Design Patterns - Repository Pattern

The repository pattern is a design pattern to encapsulate the methods to access to a data source and access to them from any layer using Inversion of Control (IoC).

It provides better maintainability, testability, security, and decoupling from the persistence method.

Characteristics

  • The repository methods receives (as parameters) and returns Domain layer objects such as Aggregate Roots, Entities or Value Objects.
  • The query methods such as get or find are asynchronous and return promises, which means that the database is instantly queried.
  • The data manipulation commands such as add, update or delete are not asynchronous, because these commands are not going to be applied in the database automatically, but rather they are accumulate in the same transaction, and then they are applied using the Unit of Work pattern.
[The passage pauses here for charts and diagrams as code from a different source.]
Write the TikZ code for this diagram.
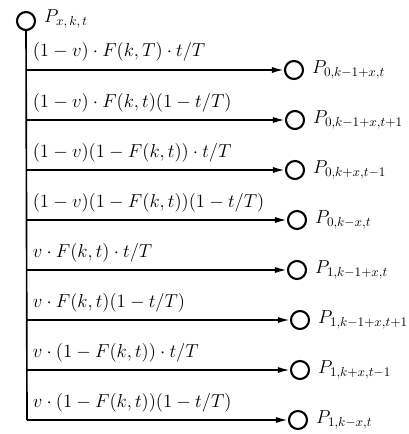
\RequirePackage{fix-cm}
\documentclass[tikz,border=0pt]{standalone}
\usepackage{amsmath}
\usepackage{tikz}
\usetikzlibrary{
    arrows.meta,
    positioning
}
\tikzstyle{pstate} = [circle, draw, line width=1.8pt, minimum size=0.54cm, inner sep=0pt]
\tikzstyle{branch} = [-{Latex[length=3.6mm,width=1.8mm]}, line width=1.4pt]
\tikzstyle{prob} = [anchor=base west, inner sep=0pt]
\tikzstyle{plabel} = [inner sep=0pt]

\begin{document}
\begin{tikzpicture}[x=1cm,y=1cm, line width=1.4pt, font=\fontsize{16}{19}\selectfont]
    \useasboundingbox (0,0) rectangle (12.27,-13.02);
    \node[pstate] (top) at (0.78,-0.63) {};
    \node[plabel, right=0.22cm of top, yshift=0.06cm] (ptop) {$P_{x,\,k,\,t}$};
    \coordinate (b1) at (0.81,-2.1);
    \coordinate (b2) at (0.81,-3.6);
    \coordinate (b3) at (0.81,-5.1);
    \coordinate (b4) at (0.81,-6.6);
    \coordinate (b5) at (0.81,-8.1);
    \coordinate (b6) at (0.81,-9.6);
    \coordinate (b7) at (0.81,-11.1);
    \coordinate (b8) at (0.81,-12.6);
    \draw (top) -- (b8);
    \node[pstate] (c1) at (8.82,-2.1) {};
    \node[plabel, right=0.22cm of c1] (p1) {$P_{0,k-1+x,t}$};
    \node[prob] (f1) at (0.96,-1.71) {$(1-v)\cdot F(k,T)\cdot t/T$};
    \draw[branch] (b1) -- (c1);
    \node[pstate] (c2) at (8.85,-3.6) {};
    \node[plabel, right=0.22cm of c2] (p2) {$P_{0,k-1+x,t+1}$};
    \node[prob] (f2) at (0.96,-3.21) {$(1-v)\cdot F(k,t)(1-t/T)$};
    \draw[branch] (b2) -- (c2);
    \node[pstate] (c3) at (8.85,-5.1) {};
    \node[plabel, right=0.22cm of c3] (p3) {$P_{0,k+x,t-1}$};
    \node[prob] (f3) at (0.96,-4.71) {$(1-v)(1-F(k,t))\cdot t/T$};
    \draw[branch] (b3) -- (c3);
    \node[pstate] (c4) at (8.91,-6.6) {};
    \node[plabel, right=0.22cm of c4] (p4) {$P_{0,k-x,t}$};
    \node[prob] (f4) at (0.96,-6.21) {$(1-v)(1-F(k,t))(1-t/T)$};
    \draw[branch] (b4) -- (c4);
    \node[pstate] (c5) at (8.91,-8.1) {};
    \node[plabel, right=0.22cm of c5] (p5) {$P_{1,k-1+x,t}$};
    \node[prob] (f5) at (0.96,-7.71) {$v\cdot F(k,t)\cdot t/T$};
    \draw[branch] (b5) -- (c5);
    \node[pstate] (c6) at (9.0,-9.6) {};
    \node[plabel, right=0.22cm of c6] (p6) {$P_{1,k-1+x,t+1}$};
    \node[prob] (f6) at (0.96,-9.21) {$v\cdot F(k,t)(1-t/T)$};
    \draw[branch] (b6) -- (c6);
    \node[pstate] (c7) at (9.0,-11.1) {};
    \node[plabel, right=0.22cm of c7] (p7) {$P_{1,k+x,t-1}$};
    \node[prob] (f7) at (0.96,-10.71) {$v\cdot(1-F(k,t))\cdot t/T$};
    \draw[branch] (b7) -- (c7);
    \node[pstate] (c8) at (8.94,-12.6) {};
    \node[plabel, right=0.22cm of c8] (p8) {$P_{1,k-x,t}$};
    \node[prob] (f8) at (0.96,-12.21) {$v\cdot(1-F(k,t))(1-t/T)$};
    \draw[branch] (b8) -- (c8);
\end{tikzpicture}
\end{document}
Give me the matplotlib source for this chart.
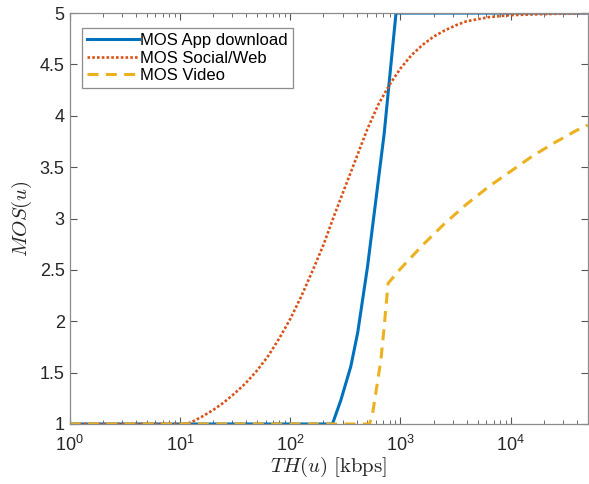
import matplotlib
matplotlib.use('Agg')
import matplotlib.pyplot as plt
from matplotlib.ticker import FixedLocator, LogLocator, NullFormatter

plt.rcParams['font.family'] = ['Liberation Sans Narrow', 'Liberation Sans', 'DejaVu Sans']
plt.rcParams['mathtext.fontset'] = 'cm'

# throughput (kbps) and MOS values
appX = [1, 242, 288, 355, 410, 503, 599, 713, 800, 912, 50000]
appY = [1, 1, 1.23, 1.56, 1.89, 2.53, 3.18, 3.83, 4.38, 5.0, 5.0]

webX = [1, 11.2, 12.6, 15.8, 20, 25.1, 31.6, 39.8, 50.1, 63.1, 79.4, 100, 126, 158, 200,
        251, 316, 398, 501, 631, 794, 1000, 1259, 1585, 1995, 2512, 3162, 3981, 6310,
        10000, 20000, 50000]
webY = [1, 1, 1.015, 1.07, 1.135, 1.21, 1.30, 1.40, 1.52, 1.66, 1.83, 2.02, 2.24, 2.48, 2.74,
        3.03, 3.31, 3.59, 3.87, 4.11, 4.30, 4.46, 4.59, 4.69, 4.77, 4.83, 4.88, 4.92, 4.96,
        4.98, 4.99, 5.0]

vidX = [1, 525, 559, 665, 713, 754, 774, 1000, 1585, 2512, 3981, 6310, 10000, 15850,
        25120, 39810, 50000]
vidY = [1, 1, 1.10, 1.62, 1.95, 2.24, 2.37, 2.51, 2.74, 2.95, 3.14, 3.31, 3.46, 3.61,
        3.74, 3.86, 3.91]

yTicks = [1, 1.5, 2, 2.5, 3, 3.5, 4, 4.5, 5]
yTickLabels = ['1', '1.5', '2', '2.5', '3', '3.5', '4', '4.5', '5']

fig = plt.figure(figsize=(5.89, 4.84), dpi=100)
ax = fig.add_axes([0.118, 0.124, 0.880, 0.849])

ax.plot(appX, appY, color='#0072BD', lw=2.2, label='MOS App download')
ax.plot(webX, webY, color='#D95319', lw=1.9, linestyle=(0, (1, 0.8)), label='MOS Social/Web')
ax.plot(vidX, vidY, color='#EDB120', lw=2.2, linestyle=(0, (3.6, 2.4)), label='MOS Video')

ax.set_xscale('log')
ax.set_xlim(1, 50000)
ax.set_ylim(1, 5)
ax.yaxis.set_major_locator(FixedLocator(yTicks))
ax.set_yticklabels(yTickLabels)
ax.xaxis.set_major_locator(LogLocator(base=10, numticks=10))
ax.xaxis.set_minor_locator(LogLocator(base=10, subs=range(2, 10), numticks=20))
ax.xaxis.set_minor_formatter(NullFormatter())

for s in ax.spines.values():
  s.set_color('#8c8c8c')
  s.set_linewidth(0.9)
ax.tick_params(which='both', direction='in', top=True, right=True, color='#555555',
               labelsize=13, labelcolor='#262626')
ax.tick_params(which='major', length=5)
ax.tick_params(which='minor', length=3)
ax.tick_params(axis='x', pad=8)

ax.set_xlabel(r'$TH(u)\ [\mathrm{kbps}]$', fontsize=15, color='#262626', labelpad=0)
ax.set_ylabel(r'$MOS(u)$', fontsize=15, color='#262626', labelpad=4)

leg = ax.legend(loc='upper left', bbox_to_anchor=(0.024, 0.963), fontsize=12,
                frameon=True, fancybox=False, framealpha=1, edgecolor='#8c8c8c',
                handlelength=3.1, handletextpad=0.1, labelspacing=0.15,
                borderpad=0.3, borderaxespad=0)
leg.get_frame().set_linewidth(0.9)

plt.savefig('out.png', dpi=100)
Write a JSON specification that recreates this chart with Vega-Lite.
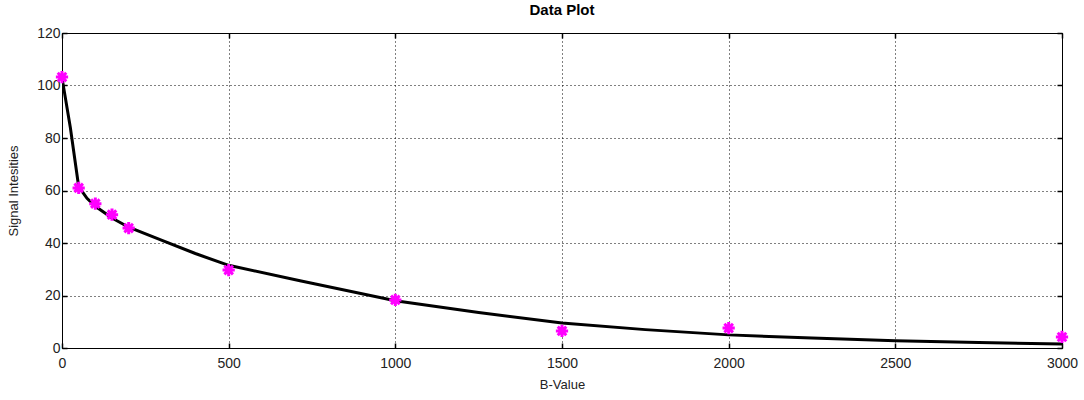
{
  "$schema": "https://vega.github.io/schema/vega-lite/v6.json",
  "width": 1000,
  "height": 315,
  "autosize": "none",
  "padding": {"left": 62, "top": 33, "right": 22, "bottom": 52},
  "background": "white",
  "title": {"text": "Data Plot", "font": "Liberation Sans", "fontSize": 15, "fontWeight": "bold", "color": "black", "offset": 8},
  "config": {
    "view": {"stroke": "black", "strokeWidth": 1},
    "axis": {
      "labelFont": "Liberation Sans", "labelFontSize": 14, "labelColor": "#222", "labelFlush": false,
      "titleFont": "Liberation Sans", "titleFontSize": 13, "titleFontWeight": "normal", "titleColor": "#222",
      "domainColor": "black", "tickColor": "black", "tickSize": -5, "tickWidth": 1.5,
      "gridColor": "black", "gridOpacity": 1, "gridDash": [1, 3], "gridWidth": 1, "format": "d"
    }
  },
  "datasets": {
    "meas": [
      {"b": 0, "s": 103.2},
      {"b": 50, "s": 61},
      {"b": 100, "s": 55},
      {"b": 150, "s": 50.8},
      {"b": 200, "s": 45.7},
      {"b": 500, "s": 29.7},
      {"b": 1000, "s": 18.3},
      {"b": 1500, "s": 6.5},
      {"b": 2000, "s": 7.6},
      {"b": 3000, "s": 4.2}
    ],
    "fit": [
      {"b": 0, "s": 103},
      {"b": 25, "s": 84},
      {"b": 50, "s": 61.5},
      {"b": 75, "s": 57},
      {"b": 100, "s": 54},
      {"b": 150, "s": 49.5},
      {"b": 200, "s": 46},
      {"b": 300, "s": 41},
      {"b": 400, "s": 36},
      {"b": 500, "s": 31.5},
      {"b": 714, "s": 25.6},
      {"b": 1000, "s": 18},
      {"b": 1250, "s": 13.5},
      {"b": 1500, "s": 9.5},
      {"b": 1750, "s": 7},
      {"b": 2000, "s": 5},
      {"b": 2250, "s": 3.8},
      {"b": 2500, "s": 2.8},
      {"b": 2750, "s": 2.1},
      {"b": 3000, "s": 1.5}
    ]
  },
  "layer": [
    {
      "data": {"name": "fit"},
      "mark": {"type": "line", "color": "black", "strokeWidth": 3, "clip": true},
      "encoding": {
        "x": {"field": "b", "type": "quantitative", "scale": {"domain": [0, 3000], "nice": false, "zero": false},
              "axis": {"title": "B-Value", "values": [0, 500, 1000, 1500, 2000, 2500, 3000], "grid": true, "titleY": 30, "labelPadding": 13}},
        "y": {"field": "s", "type": "quantitative", "scale": {"domain": [0, 120], "nice": false},
              "axis": {"title": "Signal Intesities", "values": [0, 20, 40, 60, 80, 100, 120], "grid": true, "titleX": -42, "labelPadding": 7}}
      }
    },
    {
      "data": {"name": "meas"},
      "mark": {"type": "point", "shape": "M-1,0L1,0M0,-1L0,1M-0.7,-0.7L0.7,0.7M-0.7,0.7L0.7,-0.7", "filled": false, "stroke": "#ff00ff", "strokeWidth": 3, "size": 150, "opacity": 1},
      "encoding": {
        "x": {"field": "b", "type": "quantitative", "axis": {"orient": "top", "labels": false, "title": null, "grid": false, "values": [0, 500, 1000, 1500, 2000, 2500, 3000]}},
        "y": {"field": "s", "type": "quantitative", "axis": {"orient": "right", "labels": false, "title": null, "grid": false, "values": [0, 20, 40, 60, 80, 100, 120]}}
      }
    }
  ],
  "resolve": {"axis": {"x": "independent", "y": "independent"}}
}
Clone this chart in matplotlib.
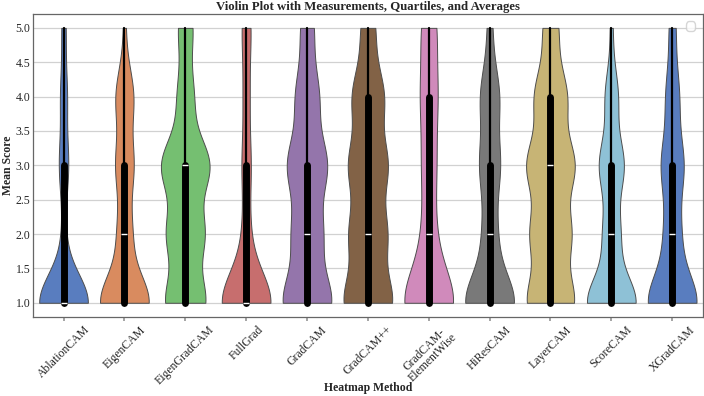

The repository pattern can be splitted into:

Generic repository

  • The interface of the generic repository is stored in the Domain layer.
  • Generic repositories should not be implemented, but the specialized repositories, unless it is implemented in an abstract class.
  • It is not mandatory to have a generic repository as long you use the specialized ones.

Specialized repository

  • The interfaces of the specialized repositories are stored in the Domain layer.
  • The implementations of the specialized repositories are stored in the Infrastructure layer and you can use a database driver or an ORM.
  • Can extend from the generic repository.
  • Each Aggregate has at least one specialized repository.